I agree with dandylion. Sounds like in his attempt to not drink for a day, he is experiencing physical withdrawals. That tells me he's drinking more than you think he is, and he now has a physical dependency. He needs medical help, detox, to get through that safely. He can check with his health insurance for detox services, or go to an ER. But HE has to do those things....don't make the mistake of doing it for him.

IF he commits to sobriety, he has a long road ahead of him. Take a long hard look at what you're signing up for here. Read the sticky's at the top of this page, and read these posts. There are red flags all over this thing. You're ex cheated, well the A cheats as well...with their drug of choice. They will lie, manipulate, cajole etc to keep their addiction going. He already lied to you about working on his marriage. You don't know the truth behind their break up, it's likely she dealt with this as well.

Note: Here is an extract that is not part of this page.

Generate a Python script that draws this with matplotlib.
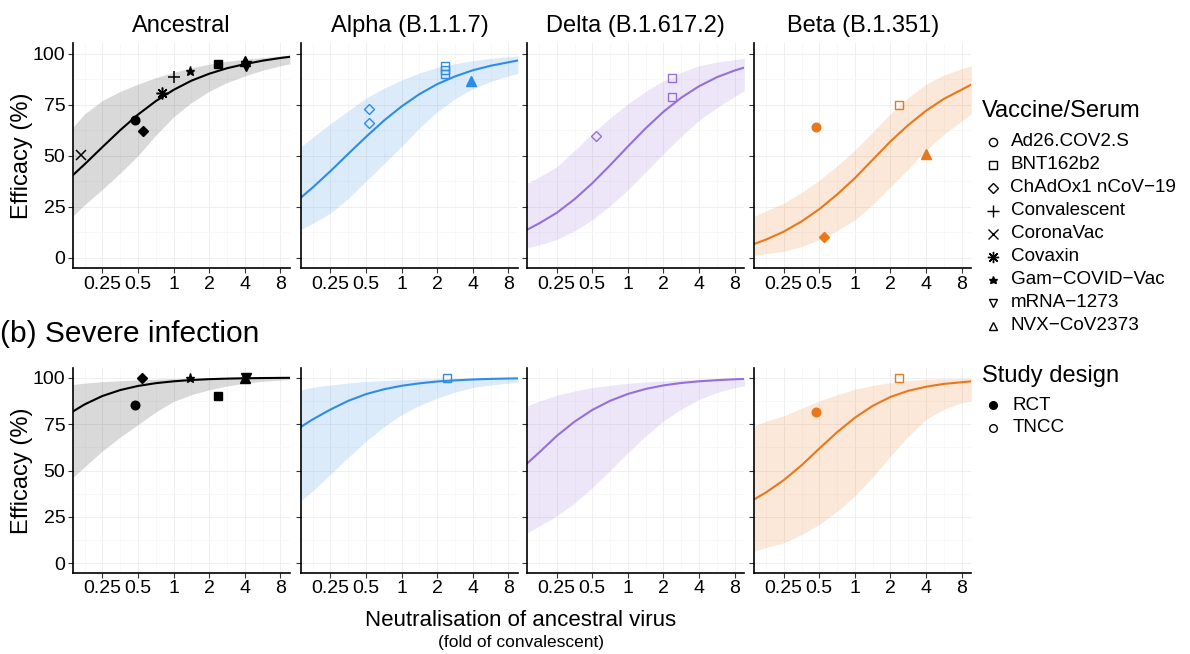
import matplotlib
matplotlib.use("Agg")
import matplotlib.pyplot as plt
from matplotlib.lines import Line2D
from matplotlib.ticker import FixedLocator, NullFormatter, FixedFormatter

plt.rcParams['font.family'] = ['Liberation Sans', 'DejaVu Sans']

# ---------------- data ----------------
variants = ["Ancestral", "Alpha (B.1.1.7)", "Delta (B.1.617.2)", "Beta (B.1.351)"]
variant_colors = ["#000000", "#2F8CE6", "#9670D6", "#E8781A"]
band_alphas = [0.15, 0.17, 0.17, 0.17]

x_ticks = [0.25, 0.5, 1, 2, 4, 8]
x_tick_labels = ["0.25", "0.5", "1", "2", "4", "8"]
y_ticks = [0, 25, 50, 75, 100]
y_tick_labels = ["0", "25", "50", "75", "100"]

# model curves (neutralisation, fold of convalescent)
curve_x = [0.141, 0.177, 0.25, 0.354, 0.5, 0.707, 1.0, 1.414, 2.0, 2.83, 4.0, 5.66, 8.0, 9.65]

# symptomatic infection
sym_mid_ancestral = [40.5, 45.8, 54.2, 62.5, 70.1, 76.7, 82.2, 86.7, 90.1, 92.8, 94.8, 96.5, 97.8, 98.4]
sym_lo_ancestral = [20.5, 26.0, 33.5, 41.5, 50.0, 60.0, 69.0, 76.0, 81.5, 85.8, 89.0, 91.8, 94.0, 95.0]
sym_hi_ancestral = [64.0, 70.5, 77.0, 81.5, 85.0, 88.2, 90.8, 93.0, 94.8, 96.2, 97.2, 98.0, 98.8, 99.2]

sym_mid_alpha = [29.5, 34.4, 42.4, 50.9, 59.2, 67.1, 74.1, 80.1, 85.0, 88.8, 91.8, 94.0, 95.7, 96.6]
sym_lo_alpha = [13.8, 16.8, 21.9, 29.0, 37.5, 46.0, 54.5, 63.5, 71.5, 77.8, 82.7, 86.3, 89.1, 90.3]
sym_hi_alpha = [54.3, 59.0, 65.6, 72.0, 78.2, 83.0, 87.0, 90.5, 93.2, 95.0, 96.5, 97.6, 98.4, 98.8]

sym_mid_delta = [13.8, 16.8, 22.0, 28.7, 36.5, 45.3, 54.5, 63.4, 71.5, 78.4, 84.0, 88.4, 91.7, 93.1]
sym_lo_delta = [4.9, 6.3, 8.9, 13.2, 18.6, 25.5, 33.2, 42.0, 51.0, 59.5, 67.3, 73.5, 79.0, 81.8]
sym_hi_delta = [36.5, 39.5, 44.6, 52.5, 60.8, 68.5, 75.4, 81.5, 86.7, 90.8, 94.0, 95.8, 97.0, 97.6]

sym_mid_beta = [6.8, 8.9, 12.8, 17.8, 23.8, 31.0, 39.0, 48.0, 57.0, 65.0, 72.0, 77.8, 82.3, 84.8]
sym_lo_beta = [1.1, 2.0, 3.2, 5.5, 8.9, 13.2, 18.6, 26.0, 34.8, 43.5, 52.7, 60.5, 67.0, 70.5]
sym_hi_beta = [20.3, 23.0, 26.7, 32.0, 38.0, 45.0, 52.7, 61.5, 70.5, 78.5, 85.0, 89.5, 92.5, 94.0]

# severe infection
sev_mid_ancestral = [81.8, 85.6, 90.1, 93.3, 95.5, 97.0, 98.0, 98.7, 99.15, 99.44, 99.64, 99.76, 99.84, 99.88]
sev_lo_ancestral = [46.3, 52.0, 60.5, 68.0, 74.7, 81.5, 87.2, 90.8, 93.4, 95.5, 97.0, 98.0, 98.6, 98.9]
sev_hi_ancestral = [96.3, 97.0, 97.8, 98.3, 98.8, 99.1, 99.4, 99.6, 99.75, 99.85, 99.9, 99.93, 99.95, 99.96]

sev_mid_alpha = [73.5, 77.5, 82.8, 87.5, 91.1, 93.7, 95.6, 96.9, 97.9, 98.5, 99.0, 99.3, 99.5, 99.6]
sev_lo_alpha = [33.8, 39.0, 48.0, 57.0, 65.8, 73.5, 80.0, 85.0, 89.0, 92.2, 94.7, 96.0, 97.0, 97.6]
sev_hi_alpha = [93.4, 94.8, 96.0, 97.1, 97.9, 98.4, 98.8, 99.1, 99.4, 99.55, 99.7, 99.75, 99.8, 99.85]

sev_mid_delta = [53.9, 59.6, 68.6, 76.3, 82.6, 87.5, 91.2, 93.9, 95.8, 97.1, 98.0, 98.6, 99.1, 99.3]
sev_lo_delta = [16.5, 20.0, 25.5, 32.5, 40.8, 50.0, 59.6, 68.5, 76.7, 83.0, 88.3, 92.0, 94.6, 95.5]
sev_hi_delta = [84.7, 87.3, 90.5, 92.8, 94.6, 95.9, 96.9, 97.6, 98.2, 98.7, 99.1, 99.35, 99.5, 99.6]

sev_mid_beta = [34.5, 38.2, 44.8, 52.8, 61.8, 70.6, 78.4, 84.8, 89.6, 92.9, 95.1, 96.6, 97.5, 98.0]
sev_lo_beta = [6.6, 8.5, 11.1, 15.5, 21.0, 28.0, 36.3, 46.5, 57.8, 68.5, 77.6, 83.0, 86.5, 87.4]
sev_hi_beta = [74.0, 76.5, 79.4, 83.5, 87.4, 90.8, 93.7, 95.8, 97.3, 98.3, 99.1, 99.4, 99.55, 99.6]

sym_mid = [sym_mid_ancestral, sym_mid_alpha, sym_mid_delta, sym_mid_beta]
sym_lo = [sym_lo_ancestral, sym_lo_alpha, sym_lo_delta, sym_lo_beta]
sym_hi = [sym_hi_ancestral, sym_hi_alpha, sym_hi_delta, sym_hi_beta]
sev_mid = [sev_mid_ancestral, sev_mid_alpha, sev_mid_delta, sev_mid_beta]
sev_lo = [sev_lo_ancestral, sev_lo_alpha, sev_lo_delta, sev_lo_beta]
sev_hi = [sev_hi_ancestral, sev_hi_alpha, sev_hi_delta, sev_hi_beta]

# study estimates
vaccines = ["Ad26.COV2.S", "BNT162b2", "ChAdOx1 nCoV\u221219", "Convalescent", "CoronaVac",
            "Covaxin", "Gam\u2212COVID\u2212Vac", "mRNA\u22121273", "NVX\u2212CoV2373"]
designs = ["RCT", "TNCC"]

pt_outcome = (["sym"] * 9 + ["sym"] * 6 + ["sym"] * 3 + ["sym"] * 4
              + ["sev"] * 6 + ["sev"] + ["sev"] * 2)
pt_variant = ([0] * 9 + [1] * 6 + [2] * 3 + [3] * 4
              + [0] * 6 + [1] + [3] * 2)
pt_vaccine = [4, 0, 2, 5, 3, 6, 1, 8, 7,
              2, 2, 1, 1, 1, 8,
              2, 1, 1,
              0, 2, 1, 8,
              0, 2, 6, 1, 8, 7,
              1,
              0, 1]
pt_neut = [0.166, 0.47, 0.55, 0.80, 1.0, 1.38, 2.37, 4.0, 4.1,
           0.53, 0.53, 2.32, 2.32, 2.32, 3.85,
           0.54, 2.35, 2.35,
           0.47, 0.55, 2.37, 4.0,
           0.47, 0.54, 1.38, 2.37, 4.0, 4.1,
           2.4,
           0.47, 2.38]
pt_eff = [50.2, 67.3, 62.0, 80.5, 88.6, 91.2, 95.0, 96.4, 94.1,
          72.9, 66.0, 94.0, 92.0, 89.8, 86.4,
          59.8, 88.0, 78.9,
          64.0, 10.4, 75.0, 51.0,
          85.0, 100.0, 100.0, 90.0, 100.0, 100.0,
          100.0,
          81.7, 100.0]
pt_design = [0, 0, 0, 0, 1, 0, 0, 0, 0,
             1, 1, 1, 1, 1, 0,
             1, 1, 1,
             0, 0, 1, 0,
             0, 0, 0, 0, 0, 0,
             1,
             0, 1]

# ---------------- styles ----------------
vac_markers = ['o', 's', 'D', '+', 'x', (8, 2, 0), '*', 'v', '^']
vac_sizes = [6.2, 5.6, 5.4, 8.5, 7.5, 8.5, 6.5, 6.5, 6.5]
line_markers = [3, 4, 5]

W, H = 1190, 654
fig = plt.figure(figsize=(W / 100, H / 100), dpi=100)

col_left = [73, 301, 527.3, 754.3]
col_w = 217
rows = [(43.3, 268.0), (368.3, 572.7)]


def fx(px):
    return px / W


def fy(py):
    return 1 - py / H


minor_x = [2 ** (k + 0.5) for k in range(-3, 4)]
minor_y = [12.5, 37.5, 62.5, 87.5]

for r, (top, bot) in enumerate(rows):
    mids, los, his = (sym_mid, sym_lo, sym_hi) if r == 0 else (sev_mid, sev_lo, sev_hi)
    outcome = "sym" if r == 0 else "sev"
    for c in range(4):
        ax = fig.add_axes([fx(col_left[c]), fy(bot), col_w / W, (bot - top) / H])
        col = variant_colors[c]
        ax.fill_between(curve_x, los[c], his[c], color=col, alpha=band_alphas[c],
                        linewidth=0, zorder=1)
        ax.plot(curve_x, mids[c], color=col, lw=1.5, zorder=2, solid_joinstyle='round')
        for i in range(len(pt_eff)):
            if pt_outcome[i] != outcome or pt_variant[i] != c:
                continue
            v = pt_vaccine[i]
            filled = pt_design[i] == 0
            if v in line_markers:
                ax.plot(pt_neut[i], pt_eff[i], linestyle='none', marker=vac_markers[v],
                        markersize=vac_sizes[v], color=col, markeredgewidth=1.1, zorder=3)
            else:
                ax.plot(pt_neut[i], pt_eff[i], linestyle='none', marker=vac_markers[v],
                        markersize=vac_sizes[v], markeredgecolor=col,
                        markerfacecolor=(col if filled else 'none'),
                        markeredgewidth=1.0, zorder=3)
        ax.set_xscale('log', base=2)
        ax.set_xlim(0.141, 9.65)
        ax.set_ylim(-5, 105)
        ax.xaxis.set_major_locator(FixedLocator(x_ticks))
        ax.xaxis.set_major_formatter(FixedFormatter(x_tick_labels))
        ax.xaxis.set_minor_locator(FixedLocator(minor_x))
        ax.xaxis.set_minor_formatter(NullFormatter())
        ax.yaxis.set_major_locator(FixedLocator(y_ticks))
        ax.yaxis.set_minor_locator(FixedLocator(minor_y))
        ax.yaxis.set_minor_formatter(NullFormatter())
        if c == 0:
            ax.yaxis.set_major_formatter(FixedFormatter(y_tick_labels))
        else:
            ax.yaxis.set_major_formatter(NullFormatter())
        ax.grid(which='major', color='#ececec', lw=0.6, zorder=0)
        ax.grid(which='minor', color='#f5f5f5', lw=0.5, zorder=0)
        ax.set_axisbelow(True)
        for s in ['top', 'right']:
            ax.spines[s].set_visible(False)
        for s in ['left', 'bottom']:
            ax.spines[s].set_linewidth(1.2)
            ax.spines[s].set_color('black')
        ax.tick_params(which='major', direction='out', length=3.5, width=0.8,
                       color='#333333', labelsize=14, labelcolor='black', pad=2)
        ax.tick_params(which='minor', length=0)
        if r == 0:
            ax.set_title(variants[c], fontsize=17, pad=8)

# axis labels and headers
for top, bot in rows:
    fig.text(fx(22), fy((top + bot) / 2), "Efficacy (%)", rotation=90,
             ha='center', va='center', fontsize=17)
fig.text(fx(0), fy(334), "(b) Severe infection", ha='left', va='center', fontsize=21.5)
fig.text(fx(521), fy(621), "Neutralisation of ancestral virus", ha='center', va='center',
         fontsize=16)
fig.text(fx(521), fy(642), "(fold of convalescent)", ha='center', va='center', fontsize=12.5)

# legends
fig.text(fx(982), fy(111), "Vaccine/Serum", ha='left', va='center', fontsize=17)
for k, name in enumerate(vaccines):
    yy = 141.7 + 23.0 * k
    face = 'black' if vac_markers[k] == '*' else 'none'
    fig.add_artist(Line2D([fx(992.5)], [fy(yy)], transform=fig.transFigure,
                          linestyle='none', marker=vac_markers[k],
                          markersize=vac_sizes[k] * 0.95, markeredgecolor='black',
                          markerfacecolor=face, color='black', markeredgewidth=1.0))
    fig.text(fx(1010.5), fy(yy), name, ha='left', va='center', fontsize=13.6)

fig.text(fx(982), fy(376), "Study design", ha='left', va='center', fontsize=17)
for k, name in enumerate(designs):
    yy = 405 + 23.0 * k
    fig.add_artist(Line2D([fx(993)], [fy(yy)], transform=fig.transFigure,
                          linestyle='none', marker='o', markersize=5.5,
                          markeredgecolor='black',
                          markerfacecolor=('black' if k == 0 else 'none'),
                          markeredgewidth=1.0))
    fig.text(fx(1013), fy(yy), name, ha='left', va='center', fontsize=13.6)

fig.savefig("out.png", dpi=100, facecolor='white')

What can you do to help him? You may not understand what I'm about to say, but stay on here and you will eventually. If you want to help him....get out of his way. Don't throw yourself into this situation, it doesn't help. If he wants sobriety, it's important that he do the work to get there. He needs to experience the consequences of his choices, don't step in to soften things.

Most importantly, take care of YOUR health. You don't want to bail on him...don't bail on you. Get to Alanon, and get educated about what you're up against. If you do choose to stay...you need to know what you're up against in life as you move forward.

I'm sorry if this sounds harsh, that's not my intention. But it doesn't help you to sugar coat this thing.

Florence 09-18-2013 01:20 PM


What can you do to help him? You may not understand what I'm about to say, but stay on here and you will eventually. If you want to help him....get out of his way. Don't throw yourself into this situation, it doesn't help. If he wants sobriety, it's important that he do the work to get there. He needs to experience the consequences of his choices, don't step in to soften things.
Agreed. You get out of his way and let him experience the consequences of his choices. If you don't want to experience the consequences of his choices, you need to get out of his way too. In my case that meant detaching, and later, calling it quits on the relationship. He is still experiencing consequences from his drinking, and I had to minimize the effects of his choices on myself and our children.

Read the stickies: http://www.soberrecovery.com/forums/...c-reading.html
And:
http://www.soberrecovery.com/forums/...-recovery.html

This one post was the most helpful to me when I first started this journey. I hope it helps you as well: http://www.soberrecovery.com/forums/...l-problem.html

honeypig 09-18-2013 01:57 PM

Michelle, I have to agree with all that is said here....

You say you see him with "a beer" but never drunk. Two things to be aware of here: One, he may be drinking more--A LOT MORE--than you know or see. It's very very common for A's to hide the extent of their drinking. Second, everyone can see and notice the loud, obnoxious, staggering, puking drunk. Pretty obvious. However, many of us here have A's who we never suspected drank alcoholically. They titrate their alcohol use so carefully and control their actions so tightly--it is possible for them to consume amazing amounts of alcohol and no one can tell unless they overshoot by accident.

He told you that he has been drinking more and more. You can see he is unable to quit w/o having physical symptoms. He has an unclear story of what happened in his previous marriage other than that it involves cheating.

He is showing you who he is right now. Do you want him exactly as he is? Not his potential, not who he could be, but the guy who cheated on his wife, the guy who has almost certainly been hiding his drinking from you, the guy who has a bad enough habit that he goes into withdrawal? Bear in mind that YOU cannot "love him into sobriety." Getting sober is something he must want and must do for himself.

Take some time, do some reading here. Educate yourself about alcoholism. Then decide if you still want to hop on the crazy train and experience for yourself the pain and betrayal that life with an active A will bring or if you'd rather disengage for now and see what happens later, when he can show you a year of good solid sobriety.